## begin Data supplied

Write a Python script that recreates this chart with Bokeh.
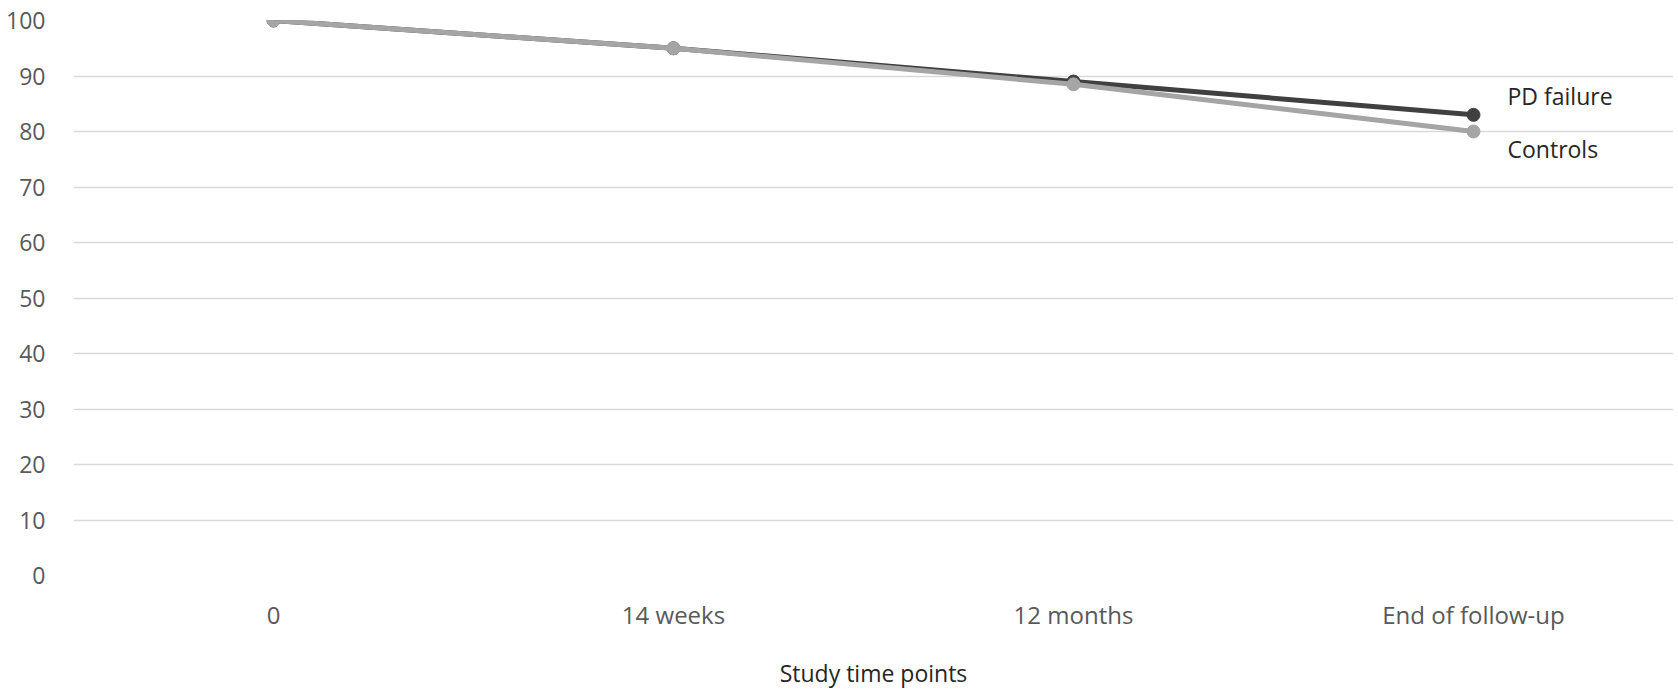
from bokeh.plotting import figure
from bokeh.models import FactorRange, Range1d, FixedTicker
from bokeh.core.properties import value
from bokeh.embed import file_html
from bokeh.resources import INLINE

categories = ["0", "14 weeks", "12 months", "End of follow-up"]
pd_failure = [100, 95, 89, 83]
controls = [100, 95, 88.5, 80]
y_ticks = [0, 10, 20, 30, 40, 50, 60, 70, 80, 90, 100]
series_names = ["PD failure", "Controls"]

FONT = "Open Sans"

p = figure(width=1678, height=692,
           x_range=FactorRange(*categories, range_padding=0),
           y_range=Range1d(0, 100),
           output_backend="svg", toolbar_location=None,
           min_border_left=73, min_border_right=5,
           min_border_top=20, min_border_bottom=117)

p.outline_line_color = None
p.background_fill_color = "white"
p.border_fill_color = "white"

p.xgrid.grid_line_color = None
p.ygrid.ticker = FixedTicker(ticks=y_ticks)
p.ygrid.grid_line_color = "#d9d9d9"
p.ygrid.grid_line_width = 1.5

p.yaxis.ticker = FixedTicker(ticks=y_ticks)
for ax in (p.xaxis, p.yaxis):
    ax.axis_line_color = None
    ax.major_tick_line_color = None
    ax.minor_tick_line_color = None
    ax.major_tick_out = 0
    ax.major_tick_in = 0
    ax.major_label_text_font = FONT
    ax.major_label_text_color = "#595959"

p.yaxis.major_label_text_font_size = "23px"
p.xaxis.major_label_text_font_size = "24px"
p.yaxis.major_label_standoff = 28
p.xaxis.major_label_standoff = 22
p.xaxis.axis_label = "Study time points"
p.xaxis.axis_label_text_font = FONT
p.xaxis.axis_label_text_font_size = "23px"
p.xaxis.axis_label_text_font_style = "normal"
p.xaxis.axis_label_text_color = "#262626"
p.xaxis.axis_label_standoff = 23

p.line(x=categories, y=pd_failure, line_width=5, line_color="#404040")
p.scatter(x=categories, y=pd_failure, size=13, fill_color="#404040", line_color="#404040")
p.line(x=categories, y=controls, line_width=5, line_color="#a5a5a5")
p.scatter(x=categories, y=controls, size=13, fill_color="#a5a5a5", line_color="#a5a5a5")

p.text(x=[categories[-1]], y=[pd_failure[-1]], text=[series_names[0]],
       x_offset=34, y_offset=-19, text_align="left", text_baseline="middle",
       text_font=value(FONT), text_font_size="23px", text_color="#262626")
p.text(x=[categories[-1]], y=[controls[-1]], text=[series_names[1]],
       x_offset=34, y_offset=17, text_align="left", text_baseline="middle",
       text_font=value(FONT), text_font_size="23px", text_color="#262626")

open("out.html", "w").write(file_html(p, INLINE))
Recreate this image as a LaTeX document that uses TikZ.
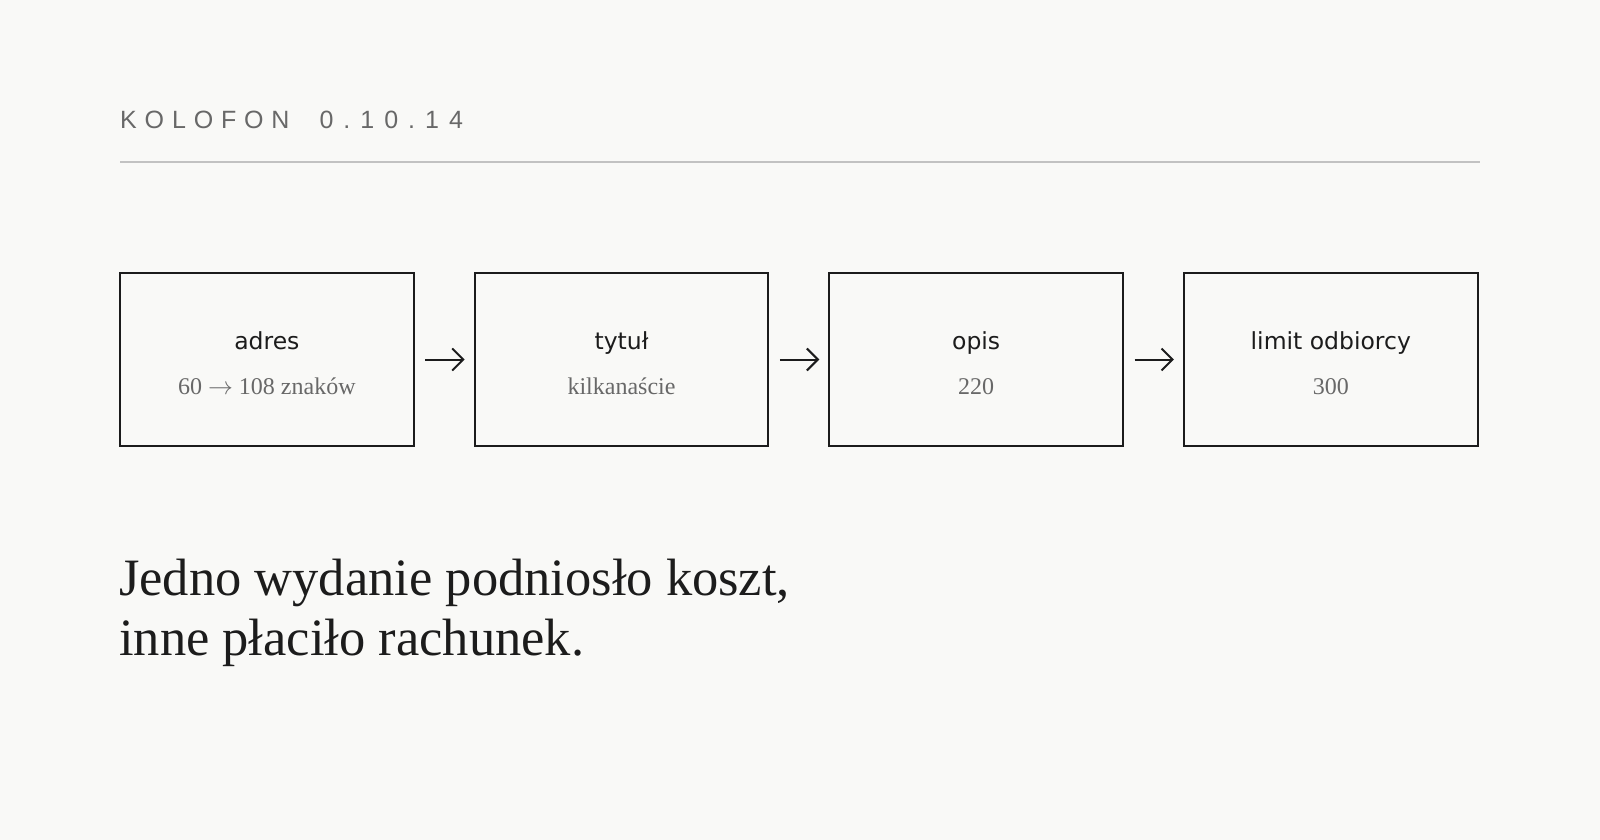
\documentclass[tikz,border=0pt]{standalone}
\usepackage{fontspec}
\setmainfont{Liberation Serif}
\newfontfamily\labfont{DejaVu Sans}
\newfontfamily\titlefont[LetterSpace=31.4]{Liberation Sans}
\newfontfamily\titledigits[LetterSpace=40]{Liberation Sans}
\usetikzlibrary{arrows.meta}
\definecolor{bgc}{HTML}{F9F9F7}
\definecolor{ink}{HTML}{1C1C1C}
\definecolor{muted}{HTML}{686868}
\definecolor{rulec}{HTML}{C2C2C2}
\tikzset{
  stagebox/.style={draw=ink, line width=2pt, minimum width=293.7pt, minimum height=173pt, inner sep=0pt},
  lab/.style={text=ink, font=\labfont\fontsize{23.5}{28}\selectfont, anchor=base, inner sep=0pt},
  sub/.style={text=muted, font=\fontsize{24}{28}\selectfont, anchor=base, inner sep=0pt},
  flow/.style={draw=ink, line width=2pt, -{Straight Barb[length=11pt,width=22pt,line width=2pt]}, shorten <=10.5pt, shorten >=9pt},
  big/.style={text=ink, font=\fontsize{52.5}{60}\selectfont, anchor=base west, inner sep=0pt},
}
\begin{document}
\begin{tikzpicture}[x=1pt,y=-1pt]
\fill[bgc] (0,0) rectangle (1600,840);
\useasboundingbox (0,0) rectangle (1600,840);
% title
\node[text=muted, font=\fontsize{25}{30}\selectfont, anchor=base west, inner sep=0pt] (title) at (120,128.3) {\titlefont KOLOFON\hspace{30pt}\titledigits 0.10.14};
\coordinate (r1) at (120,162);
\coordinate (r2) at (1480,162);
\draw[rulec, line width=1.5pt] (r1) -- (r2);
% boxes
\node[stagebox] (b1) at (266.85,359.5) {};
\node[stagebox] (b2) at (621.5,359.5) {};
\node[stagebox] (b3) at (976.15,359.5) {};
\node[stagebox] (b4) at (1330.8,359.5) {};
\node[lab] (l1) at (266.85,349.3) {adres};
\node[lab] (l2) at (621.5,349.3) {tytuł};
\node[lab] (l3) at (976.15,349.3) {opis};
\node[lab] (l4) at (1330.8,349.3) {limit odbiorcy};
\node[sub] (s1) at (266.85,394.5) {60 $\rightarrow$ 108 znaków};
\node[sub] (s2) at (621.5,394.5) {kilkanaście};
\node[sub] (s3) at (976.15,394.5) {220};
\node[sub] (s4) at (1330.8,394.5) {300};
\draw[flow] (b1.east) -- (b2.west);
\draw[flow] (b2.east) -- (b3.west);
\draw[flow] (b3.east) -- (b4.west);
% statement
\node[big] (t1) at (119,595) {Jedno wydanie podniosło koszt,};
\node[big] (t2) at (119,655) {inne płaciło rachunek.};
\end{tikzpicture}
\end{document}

## end Data supplied

- **Exercise details**: Keep the pictures out and write out the records exactly.

- **Output for this task**:
Write a Python script that recreates this chart with Bokeh.
from bokeh.plotting import figure
from bokeh.models import FactorRange, Range1d, FixedTicker
from bokeh.core.properties import value
from bokeh.embed import file_html
from bokeh.resources import INLINE

categories = ["0", "14 weeks", "12 months", "End of follow-up"]
pd_failure = [100, 95, 89, 83]
controls = [100, 95, 88.5, 80]
y_ticks = [0, 10, 20, 30, 40, 50, 60, 70, 80, 90, 100]
series_names = ["PD failure", "Controls"]

FONT = "Open Sans"

p = figure(width=1678, height=692,
           x_range=FactorRange(*categories, range_padding=0),
           y_range=Range1d(0, 100),
           output_backend="svg", toolbar_location=None,
           min_border_left=73, min_border_right=5,
           min_border_top=20, min_border_bottom=117)

p.outline_line_color = None
p.background_fill_color = "white"
p.border_fill_color = "white"

p.xgrid.grid_line_color = None
p.ygrid.ticker = FixedTicker(ticks=y_ticks)
p.ygrid.grid_line_color = "#d9d9d9"
p.ygrid.grid_line_width = 1.5

p.yaxis.ticker = FixedTicker(ticks=y_ticks)
for ax in (p.xaxis, p.yaxis):
    ax.axis_line_color = None
    ax.major_tick_line_color = None
    ax.minor_tick_line_color = None
    ax.major_tick_out = 0
    ax.major_tick_in = 0
    ax.major_label_text_font = FONT
    ax.major_label_text_color = "#595959"

p.yaxis.major_label_text_font_size = "23px"
p.xaxis.major_label_text_font_size = "24px"
p.yaxis.major_label_standoff = 28
p.xaxis.major_label_standoff = 22
p.xaxis.axis_label = "Study time points"
p.xaxis.axis_label_text_font = FONT
p.xaxis.axis_label_text_font_size = "23px"
p.xaxis.axis_label_text_font_style = "normal"
p.xaxis.axis_label_text_color = "#262626"
p.xaxis.axis_label_standoff = 23

p.line(x=categories, y=pd_failure, line_width=5, line_color="#404040")
p.scatter(x=categories, y=pd_failure, size=13, fill_color="#404040", line_color="#404040")
p.line(x=categories, y=controls, line_width=5, line_color="#a5a5a5")
p.scatter(x=categories, y=controls, size=13, fill_color="#a5a5a5", line_color="#a5a5a5")

p.text(x=[categories[-1]], y=[pd_failure[-1]], text=[series_names[0]],
       x_offset=34, y_offset=-19, text_align="left", text_baseline="middle",
       text_font=value(FONT), text_font_size="23px", text_color="#262626")
p.text(x=[categories[-1]], y=[controls[-1]], text=[series_names[1]],
       x_offset=34, y_offset=17, text_align="left", text_baseline="middle",
       text_font=value(FONT), text_font_size="23px", text_color="#262626")

open("out.html", "w").write(file_html(p, INLINE))
Recreate this image as a LaTeX document that uses TikZ.
\documentclass[tikz,border=0pt]{standalone}
\usepackage{fontspec}
\setmainfont{Liberation Serif}
\newfontfamily\labfont{DejaVu Sans}
\newfontfamily\titlefont[LetterSpace=31.4]{Liberation Sans}
\newfontfamily\titledigits[LetterSpace=40]{Liberation Sans}
\usetikzlibrary{arrows.meta}
\definecolor{bgc}{HTML}{F9F9F7}
\definecolor{ink}{HTML}{1C1C1C}
\definecolor{muted}{HTML}{686868}
\definecolor{rulec}{HTML}{C2C2C2}
\tikzset{
  stagebox/.style={draw=ink, line width=2pt, minimum width=293.7pt, minimum height=173pt, inner sep=0pt},
  lab/.style={text=ink, font=\labfont\fontsize{23.5}{28}\selectfont, anchor=base, inner sep=0pt},
  sub/.style={text=muted, font=\fontsize{24}{28}\selectfont, anchor=base, inner sep=0pt},
  flow/.style={draw=ink, line width=2pt, -{Straight Barb[length=11pt,width=22pt,line width=2pt]}, shorten <=10.5pt, shorten >=9pt},
  big/.style={text=ink, font=\fontsize{52.5}{60}\selectfont, anchor=base west, inner sep=0pt},
}
\begin{document}
\begin{tikzpicture}[x=1pt,y=-1pt]
\fill[bgc] (0,0) rectangle (1600,840);
\useasboundingbox (0,0) rectangle (1600,840);
% title
\node[text=muted, font=\fontsize{25}{30}\selectfont, anchor=base west, inner sep=0pt] (title) at (120,128.3) {\titlefont KOLOFON\hspace{30pt}\titledigits 0.10.14};
\coordinate (r1) at (120,162);
\coordinate (r2) at (1480,162);
\draw[rulec, line width=1.5pt] (r1) -- (r2);
% boxes
\node[stagebox] (b1) at (266.85,359.5) {};
\node[stagebox] (b2) at (621.5,359.5) {};
\node[stagebox] (b3) at (976.15,359.5) {};
\node[stagebox] (b4) at (1330.8,359.5) {};
\node[lab] (l1) at (266.85,349.3) {adres};
\node[lab] (l2) at (621.5,349.3) {tytuł};
\node[lab] (l3) at (976.15,349.3) {opis};
\node[lab] (l4) at (1330.8,349.3) {limit odbiorcy};
\node[sub] (s1) at (266.85,394.5) {60 $\rightarrow$ 108 znaków};
\node[sub] (s2) at (621.5,394.5) {kilkanaście};
\node[sub] (s3) at (976.15,394.5) {220};
\node[sub] (s4) at (1330.8,394.5) {300};
\draw[flow] (b1.east) -- (b2.west);
\draw[flow] (b2.east) -- (b3.west);
\draw[flow] (b3.east) -- (b4.west);
% statement
\node[big] (t1) at (119,595) {Jedno wydanie podniosło koszt,};
\node[big] (t2) at (119,655) {inne płaciło rachunek.};
\end{tikzpicture}
\end{document}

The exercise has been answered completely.